• [YOUR TASK]
Write the data below out exactly as it stands. Do not include the pictures.

• [RAW DATA]
--- --- ---

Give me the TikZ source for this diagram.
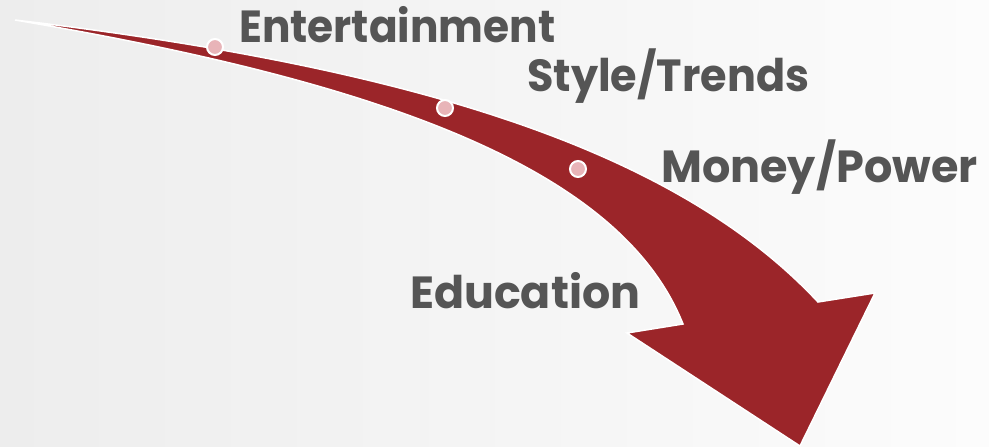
\documentclass[tikz,border=0pt]{standalone}
\usepackage{fontspec}
\setmainfont{Poppins}
\definecolor{arrowred}{RGB}{155,37,41}
\definecolor{dotpink}{RGB}{232,180,184}
\definecolor{txtgray}{RGB}{85,85,85}
\definecolor{bgL}{RGB}{237,237,237}
\definecolor{bgR}{RGB}{252,252,252}
\tikzset{
  dotmark/.style={circle, fill=dotpink, draw=white, line width=2pt, minimum size=16pt, inner sep=0pt},
  label/.style={anchor=base west, inner sep=0pt, text=txtgray, font=\fontsize{45}{50}\selectfont\bfseries}
}
\begin{document}
\begin{tikzpicture}[x=1pt,y=-1pt]
\useasboundingbox (0,0) rectangle (989,447);
\shade[left color=bgL, right color=bgR] (0,0) rectangle (989,447);
\fill[arrowred, draw=white, line width=1.5pt, line join=miter]
  (15,20) .. controls (420,68) and (678,152) .. (818,302)
  -- (875,293) -- (800,446) -- (627,333) -- (683,324)
  .. controls (623,174) and (400,85) .. (15,20) -- cycle;
\node[dotmark] (d1) at (215,47) {};
\node[dotmark] (d2) at (445,108) {};
\node[dotmark] (d3) at (578,169) {};
\node[label] (t1) at (239,42.5) {\scalebox{0.94}[1]{Entertainment}};
\node[label] (t2) at (527,91) {\scalebox{0.955}[1]{Style/Trends}};
\node[label] (t3) at (661,182.5) {\scalebox{0.99}[1]{Money/Power}};
\node[label] (t4) at (410,308.3) {\scalebox{0.985}[1]{Education}};
\end{tikzpicture}
\end{document}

--- --- ---

• [TASK RESULT]
Give me the TikZ source for this diagram.
\documentclass[tikz,border=0pt]{standalone}
\usepackage{fontspec}
\setmainfont{Poppins}
\definecolor{arrowred}{RGB}{155,37,41}
\definecolor{dotpink}{RGB}{232,180,184}
\definecolor{txtgray}{RGB}{85,85,85}
\definecolor{bgL}{RGB}{237,237,237}
\definecolor{bgR}{RGB}{252,252,252}
\tikzset{
  dotmark/.style={circle, fill=dotpink, draw=white, line width=2pt, minimum size=16pt, inner sep=0pt},
  label/.style={anchor=base west, inner sep=0pt, text=txtgray, font=\fontsize{45}{50}\selectfont\bfseries}
}
\begin{document}
\begin{tikzpicture}[x=1pt,y=-1pt]
\useasboundingbox (0,0) rectangle (989,447);
\shade[left color=bgL, right color=bgR] (0,0) rectangle (989,447);
\fill[arrowred, draw=white, line width=1.5pt, line join=miter]
  (15,20) .. controls (420,68) and (678,152) .. (818,302)
  -- (875,293) -- (800,446) -- (627,333) -- (683,324)
  .. controls (623,174) and (400,85) .. (15,20) -- cycle;
\node[dotmark] (d1) at (215,47) {};
\node[dotmark] (d2) at (445,108) {};
\node[dotmark] (d3) at (578,169) {};
\node[label] (t1) at (239,42.5) {\scalebox{0.94}[1]{Entertainment}};
\node[label] (t2) at (527,91) {\scalebox{0.955}[1]{Style/Trends}};
\node[label] (t3) at (661,182.5) {\scalebox{0.99}[1]{Money/Power}};
\node[label] (t4) at (410,308.3) {\scalebox{0.985}[1]{Education}};
\end{tikzpicture}
\end{document}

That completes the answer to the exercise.